Exhaustively decorating scaffolds
A special script (sample_scaffolds.py
) to exhaustively generate a large number of decorations is supplied. This scripts can be used with both single-step and multi-step models. Notice that this script requires both a GPU and Spark. It works the following way:
- A SMILES file with the scaffolds with the attachment points numbered (
[*]
->[*:N]
, where N is a number from 0 to the number of attachment points. - Generates at most
r
randomized SMILES of each scaffold (-r
to change how many SMILES are generated at each round). - Samples
n
times each randomized SMILES generated in the previous step (-n
to change the value). - Joins the scaffolds with the generated decorations and removes duplicates/invalids.
- In the case of the single-step, nothing more is necessary, but in the multi-step model, a loop starting at step 1 is repeated until everything is fully decorated.
- Everything, including the half-decorated molecules, is written down in a parquet file (or a CSV file, if the option
--output-format=csv
is used instead) for further analysis. The results have to be then extracted from the parquet/CSV file (i.e. by extracting SMILES that have the * token, for instance).
CAUTION: Large n
and r
parameters should be used for the single-step decorator model (for instance r=2048
and n=4096
).
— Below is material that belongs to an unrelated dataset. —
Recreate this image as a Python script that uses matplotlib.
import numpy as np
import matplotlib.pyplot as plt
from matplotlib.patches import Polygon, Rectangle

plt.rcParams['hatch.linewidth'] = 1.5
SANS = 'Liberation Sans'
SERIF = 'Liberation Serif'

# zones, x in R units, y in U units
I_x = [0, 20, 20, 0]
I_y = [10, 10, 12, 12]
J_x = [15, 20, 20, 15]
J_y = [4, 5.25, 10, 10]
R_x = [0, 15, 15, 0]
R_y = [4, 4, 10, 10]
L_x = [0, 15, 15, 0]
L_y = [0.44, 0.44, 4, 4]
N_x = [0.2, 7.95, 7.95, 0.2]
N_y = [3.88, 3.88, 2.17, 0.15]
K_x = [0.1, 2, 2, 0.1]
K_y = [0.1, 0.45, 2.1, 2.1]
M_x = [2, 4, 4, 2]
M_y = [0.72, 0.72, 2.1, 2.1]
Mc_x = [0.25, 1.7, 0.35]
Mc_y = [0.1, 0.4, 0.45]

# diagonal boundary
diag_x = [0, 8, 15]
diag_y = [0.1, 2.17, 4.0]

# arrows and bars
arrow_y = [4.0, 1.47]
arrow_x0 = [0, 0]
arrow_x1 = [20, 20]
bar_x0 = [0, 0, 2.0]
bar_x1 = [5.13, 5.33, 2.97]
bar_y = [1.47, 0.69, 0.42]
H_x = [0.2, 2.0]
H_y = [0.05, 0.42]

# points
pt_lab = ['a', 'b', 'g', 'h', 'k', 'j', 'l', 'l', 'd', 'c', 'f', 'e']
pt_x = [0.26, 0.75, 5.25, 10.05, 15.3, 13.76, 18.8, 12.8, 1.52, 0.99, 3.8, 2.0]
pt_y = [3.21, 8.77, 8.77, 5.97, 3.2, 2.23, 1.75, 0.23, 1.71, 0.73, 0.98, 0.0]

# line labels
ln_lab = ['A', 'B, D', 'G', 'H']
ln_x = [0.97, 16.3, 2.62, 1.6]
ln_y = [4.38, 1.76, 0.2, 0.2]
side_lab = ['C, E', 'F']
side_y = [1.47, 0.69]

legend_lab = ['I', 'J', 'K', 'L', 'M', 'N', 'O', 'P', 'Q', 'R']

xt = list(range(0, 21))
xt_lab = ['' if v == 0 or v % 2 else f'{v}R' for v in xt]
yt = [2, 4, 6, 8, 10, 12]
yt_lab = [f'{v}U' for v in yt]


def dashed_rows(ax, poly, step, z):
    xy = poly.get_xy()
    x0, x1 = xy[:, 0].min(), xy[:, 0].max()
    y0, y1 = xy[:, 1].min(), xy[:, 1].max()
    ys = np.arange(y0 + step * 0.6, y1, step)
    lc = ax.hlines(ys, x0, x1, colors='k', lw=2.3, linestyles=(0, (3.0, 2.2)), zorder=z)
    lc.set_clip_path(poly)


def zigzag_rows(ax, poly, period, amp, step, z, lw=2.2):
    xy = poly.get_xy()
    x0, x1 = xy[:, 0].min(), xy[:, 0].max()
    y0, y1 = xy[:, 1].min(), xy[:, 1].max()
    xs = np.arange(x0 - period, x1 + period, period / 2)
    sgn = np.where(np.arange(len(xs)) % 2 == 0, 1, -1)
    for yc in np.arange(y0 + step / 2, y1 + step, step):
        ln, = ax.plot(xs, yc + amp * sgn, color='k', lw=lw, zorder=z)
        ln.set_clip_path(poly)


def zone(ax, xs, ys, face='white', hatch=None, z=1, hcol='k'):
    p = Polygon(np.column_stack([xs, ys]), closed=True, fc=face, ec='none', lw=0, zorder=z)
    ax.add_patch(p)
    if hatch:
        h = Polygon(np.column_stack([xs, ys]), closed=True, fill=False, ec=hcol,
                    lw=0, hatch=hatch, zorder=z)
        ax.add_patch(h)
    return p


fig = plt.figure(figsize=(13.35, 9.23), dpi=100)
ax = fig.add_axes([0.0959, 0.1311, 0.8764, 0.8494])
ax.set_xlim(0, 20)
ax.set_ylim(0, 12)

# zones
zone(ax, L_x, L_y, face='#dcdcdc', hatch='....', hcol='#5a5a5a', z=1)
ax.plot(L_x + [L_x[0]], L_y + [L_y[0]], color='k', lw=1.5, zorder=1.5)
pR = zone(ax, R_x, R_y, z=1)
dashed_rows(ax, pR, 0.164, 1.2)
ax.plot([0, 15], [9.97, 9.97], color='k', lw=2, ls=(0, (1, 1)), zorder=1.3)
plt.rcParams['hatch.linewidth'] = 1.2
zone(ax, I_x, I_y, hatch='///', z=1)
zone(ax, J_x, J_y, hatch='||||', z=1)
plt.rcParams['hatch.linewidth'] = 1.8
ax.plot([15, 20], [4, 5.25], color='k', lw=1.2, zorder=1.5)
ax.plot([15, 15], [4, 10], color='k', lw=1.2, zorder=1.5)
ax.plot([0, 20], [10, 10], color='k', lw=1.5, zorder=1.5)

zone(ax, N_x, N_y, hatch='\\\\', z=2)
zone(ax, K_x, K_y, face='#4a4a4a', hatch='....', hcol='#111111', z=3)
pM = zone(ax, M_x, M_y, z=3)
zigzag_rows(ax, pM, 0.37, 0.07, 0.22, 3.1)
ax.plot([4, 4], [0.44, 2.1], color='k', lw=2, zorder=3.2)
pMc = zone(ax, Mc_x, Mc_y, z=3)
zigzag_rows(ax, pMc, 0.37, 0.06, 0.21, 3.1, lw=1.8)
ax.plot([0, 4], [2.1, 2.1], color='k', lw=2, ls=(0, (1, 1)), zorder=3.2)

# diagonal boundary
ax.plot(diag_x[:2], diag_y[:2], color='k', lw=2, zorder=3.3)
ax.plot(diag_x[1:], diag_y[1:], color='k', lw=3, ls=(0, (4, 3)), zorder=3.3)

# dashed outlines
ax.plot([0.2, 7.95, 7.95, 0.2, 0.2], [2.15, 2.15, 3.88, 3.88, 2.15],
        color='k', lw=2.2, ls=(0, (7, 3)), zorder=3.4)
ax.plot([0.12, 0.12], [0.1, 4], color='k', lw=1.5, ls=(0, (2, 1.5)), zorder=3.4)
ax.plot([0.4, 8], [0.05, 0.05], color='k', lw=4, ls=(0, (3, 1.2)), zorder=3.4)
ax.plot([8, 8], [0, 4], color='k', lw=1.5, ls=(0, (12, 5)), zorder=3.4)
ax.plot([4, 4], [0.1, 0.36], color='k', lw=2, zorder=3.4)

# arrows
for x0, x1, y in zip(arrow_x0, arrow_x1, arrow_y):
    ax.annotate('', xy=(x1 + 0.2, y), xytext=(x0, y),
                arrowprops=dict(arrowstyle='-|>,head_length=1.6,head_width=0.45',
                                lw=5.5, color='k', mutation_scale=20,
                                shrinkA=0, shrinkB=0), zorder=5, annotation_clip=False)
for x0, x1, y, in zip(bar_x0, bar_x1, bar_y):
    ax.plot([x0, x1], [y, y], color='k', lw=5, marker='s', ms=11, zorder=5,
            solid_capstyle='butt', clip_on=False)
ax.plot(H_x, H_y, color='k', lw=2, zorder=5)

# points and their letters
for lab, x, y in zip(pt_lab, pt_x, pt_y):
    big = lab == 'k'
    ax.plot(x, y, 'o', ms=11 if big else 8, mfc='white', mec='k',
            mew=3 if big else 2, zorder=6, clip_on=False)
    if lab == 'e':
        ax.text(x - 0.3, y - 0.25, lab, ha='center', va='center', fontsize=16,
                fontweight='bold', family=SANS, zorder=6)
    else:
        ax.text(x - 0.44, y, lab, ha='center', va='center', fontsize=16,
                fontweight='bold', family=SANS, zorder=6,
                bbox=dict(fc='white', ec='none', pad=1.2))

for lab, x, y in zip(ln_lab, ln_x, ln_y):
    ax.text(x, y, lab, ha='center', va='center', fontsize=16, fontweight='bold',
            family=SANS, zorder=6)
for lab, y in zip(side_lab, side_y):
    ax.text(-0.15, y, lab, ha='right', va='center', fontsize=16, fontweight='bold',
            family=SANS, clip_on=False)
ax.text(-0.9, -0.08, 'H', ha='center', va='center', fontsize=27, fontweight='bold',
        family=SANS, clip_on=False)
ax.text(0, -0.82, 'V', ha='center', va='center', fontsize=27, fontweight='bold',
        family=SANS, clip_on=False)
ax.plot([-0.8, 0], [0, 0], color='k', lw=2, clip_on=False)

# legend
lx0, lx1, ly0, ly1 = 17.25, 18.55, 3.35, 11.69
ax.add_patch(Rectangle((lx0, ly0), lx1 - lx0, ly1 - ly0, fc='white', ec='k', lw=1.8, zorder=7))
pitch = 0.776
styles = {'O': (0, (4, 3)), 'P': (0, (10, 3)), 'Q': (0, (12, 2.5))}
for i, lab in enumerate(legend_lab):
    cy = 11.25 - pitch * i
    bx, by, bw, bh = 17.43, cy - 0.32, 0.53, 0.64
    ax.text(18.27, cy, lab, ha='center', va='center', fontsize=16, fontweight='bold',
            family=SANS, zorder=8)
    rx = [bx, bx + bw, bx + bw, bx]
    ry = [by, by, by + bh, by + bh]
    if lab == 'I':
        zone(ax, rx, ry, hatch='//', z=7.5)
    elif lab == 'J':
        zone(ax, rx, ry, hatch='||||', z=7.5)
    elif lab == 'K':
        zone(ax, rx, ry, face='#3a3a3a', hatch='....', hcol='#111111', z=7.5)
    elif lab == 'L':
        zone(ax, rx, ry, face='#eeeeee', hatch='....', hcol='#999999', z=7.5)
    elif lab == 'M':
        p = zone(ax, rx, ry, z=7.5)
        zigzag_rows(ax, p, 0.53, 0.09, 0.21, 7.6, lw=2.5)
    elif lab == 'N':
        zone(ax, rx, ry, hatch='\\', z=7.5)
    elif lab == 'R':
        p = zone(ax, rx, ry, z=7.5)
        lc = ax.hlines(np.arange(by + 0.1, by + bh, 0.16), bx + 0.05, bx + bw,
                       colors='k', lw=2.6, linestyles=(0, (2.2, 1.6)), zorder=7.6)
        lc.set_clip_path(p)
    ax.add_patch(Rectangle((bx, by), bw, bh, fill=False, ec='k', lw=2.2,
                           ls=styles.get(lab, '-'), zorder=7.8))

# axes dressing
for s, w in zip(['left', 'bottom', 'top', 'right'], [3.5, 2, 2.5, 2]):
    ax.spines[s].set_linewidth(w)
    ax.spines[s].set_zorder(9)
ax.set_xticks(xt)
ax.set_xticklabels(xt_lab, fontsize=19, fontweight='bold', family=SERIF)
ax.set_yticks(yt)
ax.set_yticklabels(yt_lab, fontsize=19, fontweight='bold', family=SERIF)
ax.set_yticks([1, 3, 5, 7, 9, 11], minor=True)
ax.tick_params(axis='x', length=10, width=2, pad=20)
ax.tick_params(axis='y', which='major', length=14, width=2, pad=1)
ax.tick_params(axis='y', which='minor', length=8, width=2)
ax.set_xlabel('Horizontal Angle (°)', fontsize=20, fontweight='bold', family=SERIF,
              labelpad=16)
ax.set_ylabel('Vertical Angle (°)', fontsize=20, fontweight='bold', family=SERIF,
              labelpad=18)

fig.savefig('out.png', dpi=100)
In the case of the multi-step model, very low values should be used instead (e.g. r=16
and n=32
).
NOTICE: A new option was added to allow using repeated randomized SMILES (--repeated-randomized-smiles
). It is disabled by default.
Usage examples
Create the DRD2 dataset as described in the manuscript.
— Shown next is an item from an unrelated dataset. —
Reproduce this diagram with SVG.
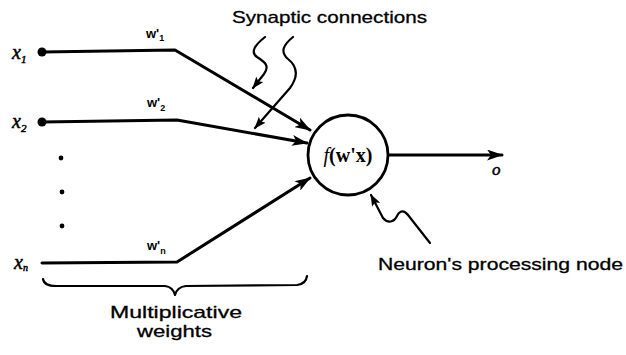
<svg xmlns="http://www.w3.org/2000/svg" width="626" height="355" viewBox="0 0 626 355">
<style>
.ln{fill:none;stroke:#000;stroke-width:3;stroke-linecap:round;stroke-linejoin:round}
.sq{fill:none;stroke:#000;stroke-width:2.2;stroke-linecap:round;stroke-linejoin:round}
.lbl{font-family:"Liberation Sans",Arial,sans-serif;fill:#000;stroke:#000;stroke-width:0.3}
.var{font-family:"Liberation Serif","Times New Roman",serif;font-style:italic;fill:#000;stroke:#000;stroke-width:0.5}
.w{font-family:"Liberation Sans",Arial,sans-serif;font-weight:bold;fill:#000;font-size:13px}
</style>
<defs>
<marker id="ah" viewBox="0 0 16 11" refX="15" refY="5.5" markerWidth="16" markerHeight="11" markerUnits="userSpaceOnUse" orient="auto">
<path d="M0,0 L16,5.5 L0,11 L4,5.5 Z" fill="#000"/>
</marker>
<marker id="ahs" viewBox="0 0 12 9" refX="11" refY="4.5" markerWidth="12" markerHeight="9" markerUnits="userSpaceOnUse" orient="auto">
<path d="M0,0 L12,4.5 L0,9 L2.5,4.5 Z" fill="#000"/>
</marker>
</defs>

<g id="connectors">
<path class="ln" d="M42,52 L175,50 L310,130" marker-end="url(#ah)"/>
<path class="ln" d="M42,122 L177,120 L307,143" marker-end="url(#ah)"/>
<path class="ln" d="M42,263 L177,262 L310,178" marker-end="url(#ah)"/>
<path class="ln" d="M388,155 L502,155" stroke-width="3.2" marker-end="url(#ah)"/>
<path class="sq" d="M265,37 C255,45 250,52 257,57 C265,62 270,66 264,74 L253,88" marker-end="url(#ahs)"/>
<path class="sq" d="M293,37 C283,45 280,52 288,59 C298,67 298,77 290,88 L255,128" marker-end="url(#ahs)"/>
<path class="sq" d="M430,243 L408,215 C404,210 400,210 397,216 C394,222 388,224 383,218 L371,195" marker-end="url(#ahs)"/>
<path class="sq" d="M43,279 Q44,286 56,286 L165,286 Q173,287 175,295 Q177,287 186,286 L297,285 Q306,284 307,276"/>
</g>

<g id="input-x1">
<circle cx="42" cy="52" r="4.5"/>
<text class="var" x="12" y="59" font-size="20">x<tspan font-size="11" dy="4">1</tspan></text>
<text class="w" x="146" y="38">w'<tspan font-size="9" dy="3">1</tspan></text>
</g>
<g id="input-x2">
<circle cx="42" cy="122" r="4.5"/>
<text class="var" x="12" y="128" font-size="20">x<tspan font-size="11" dy="4">2</tspan></text>
<text class="w" x="147" y="107">w'<tspan font-size="9" dy="4">2</tspan></text>
</g>
<g id="ellipsis">
<circle cx="61" cy="158" r="2.4"/>
<circle cx="62" cy="192" r="2.4"/>
<circle cx="62" cy="226" r="2.4"/>
</g>
<g id="input-xn">
<text class="var" x="14" y="269" font-size="20">x<tspan font-size="10" dy="2">n</tspan></text>
<text class="w" x="147" y="250">w'<tspan font-size="9" dy="4">n</tspan></text>
</g>

<g id="neuron">
<circle cx="348" cy="155" r="40" fill="#fff" stroke="#000" stroke-width="2.8"/>
<text x="348" y="162" text-anchor="middle" font-size="20" font-family="Liberation Serif,serif" font-weight="bold"><tspan font-style="italic" font-weight="normal">f</tspan>(w'x)</text>
</g>

<g id="output">
<text class="var" x="492" y="175" font-size="17">o</text>
</g>

<g id="labels">
<text class="lbl" x="232" y="23" font-size="17" textLength="195" lengthAdjust="spacingAndGlyphs">Synaptic connections</text>
<text class="lbl" x="378" y="270" font-size="16" textLength="245" lengthAdjust="spacingAndGlyphs">Neuron's processing node</text>
<text class="lbl" x="110" y="318" font-size="17" textLength="132" lengthAdjust="spacingAndGlyphs">Multiplicative</text>
<text class="lbl" x="137" y="337" font-size="17" textLength="75" lengthAdjust="spacingAndGlyphs">weights</text>
</g>
</svg>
(reinvent-scaffold-decorator) $> mkdir -p drd2_decorator/models
(reinvent-scaffold-decorator) $> ./slice_db.py -i training_sets/drd2.excapedb.smi.gz -u drd2_decorator/excape.drd2.hr.smi -s hr -f conditions.json.example
(reinvent-scaffold-decorator) $> ./create_randomized_smiles.py -i drd2_decorator/excape.drd2.hr.smi -o drd2_decorator/training -n 50 -d multi
Train the DRD2 model using the training set created before.
(reinvent-scaffold-decorator) $> ./create_model.py -i drd2_decorator/training/001.smi -o drd2_decorator/models/model.empty -d 0.2
(reinvent-scaffold-decorator) $> ./train_model.py -i drd2_decorator/models/model.empty -o drd2_decorator/models/model.trained -s drd2_decorator/training -e 50 -b 64
Sample one scaffold exhaustively.
(reinvent-scaffold-decorator) $> echo "[*:0]CC=CCN1CCN(c2cccc(Cl)c2[*:1])CC1" > scaffold.smi
(reinvent-scaffold-decorator) $> spark-submit --driver-memory=8g sample_scaffolds.py -m drd2_decorator/models/model.trained.50 -i scaffold.smi -o generated_molecules.parquet -r 16 -n 16 -d multi
Notice: To change it to a single-step model, the -d single
option must be used in all cases where -d multi
appears.
Caution: Spark run in local mode generally has a default of 1g of memory. This can be insufficient in some cases. That is why we use spark-submit
to run the last script. Please change the --driver-memory=XXg to a suitable value. If you get out of memoy errors in any other script, also use the spark-submit trick.